このエントリーをはてなブックマークに追加 地域: 長浜市 東近江市 多賀町 2013年12月12日更新

 かつて、鬼と河童と共に日本三大妖怪と讃えられ、一世を風靡した天狗は、今、何処にいるのか。12月14日・15日に行われる彦根ゴーストツアーが契機となり、その残滓を探す「天狗残滓」の4回目はとりあえず最終回。今回は伝説や昔話に天狗の痕跡を探してみることにした。
 長浜市木之本町田部の観音堂に「天狗杉」と呼ばれる木がある。比叡山、石山寺、三井寺と県下には天狗杉が多くある。三井寺のそれは、相模坊というという僧が密教の修行をしていたとき一夜のうちに天狗となり、この老杉にしばらく住んでいたという。(『近江の伝説』)
 また、網谷の山奥の枝ぶりのよい松の木にも天狗の話が伝わる。(『きのもとのむかし話』)
 長浜市湖北町には「天狗にさらわれた子」「杉の鼻の天狗さん」の話がある。(『湖北町昔ばなし』)
 犬上郡多賀町南後谷には、今も天狗の岩と呼ばれる岩がある。山の柴を刈り燃料にしていた時代、そこには天狗がいるからと行くことを禁じられていたという。(『彦根妖怪図鑑』)
 愛知郡愛荘町東円堂には、東円堂城があったといわれ、釣瓶おとしや天狗が出没している。
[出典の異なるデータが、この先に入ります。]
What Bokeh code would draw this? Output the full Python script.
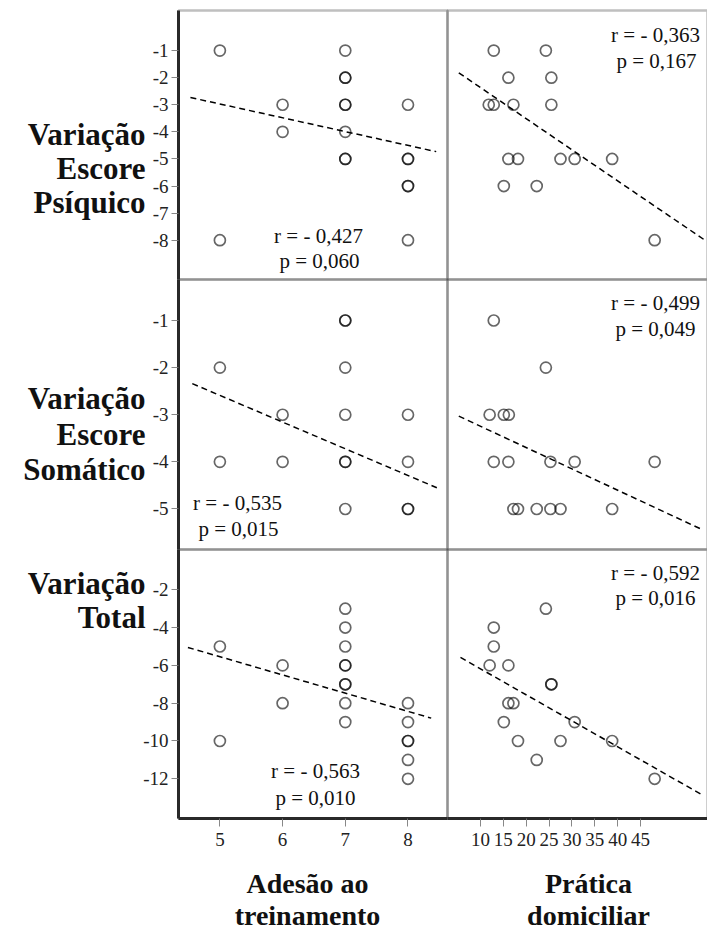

鼻の高い赤ら顔の天狗が、真照寺の欅にどこからともなく飛んできて村人に悪さをするという噂があったが、欅に降り立ち読経し麦播きを手伝ってくれる優しい天狗だったと物語は伝えている。また、東円堂城の東のはずれに巨大な榎があり、天狗の爪石が刺さっていたという。(『愛知川町の伝承・史話』)
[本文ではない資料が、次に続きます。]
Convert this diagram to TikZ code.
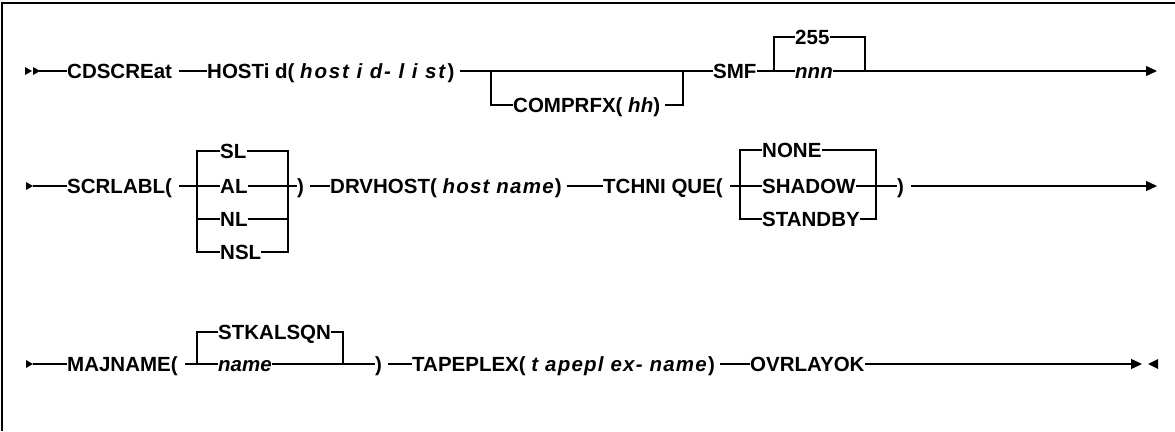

 東近江市平尾町には、「平尾の天狗さん」という話が伝わっている。木村久右衛門という人が現れ、この人は一夜のうちに伊勢神宮に参拝し、翌朝には天照皇大神(てんしょうこうだいじん)のお札を受けて持ち帰り、財産家に配って回ったそうだ。(『昔ばなし 愛東町』)
 以上、思っていた数よりは少ないが、全国的にも有名な相模坊の存在を確認できたことは有意義だった。また、高島には「グヒンサン」という天狗がいるらしい。天狗残滓はまだまだ終わらないのである。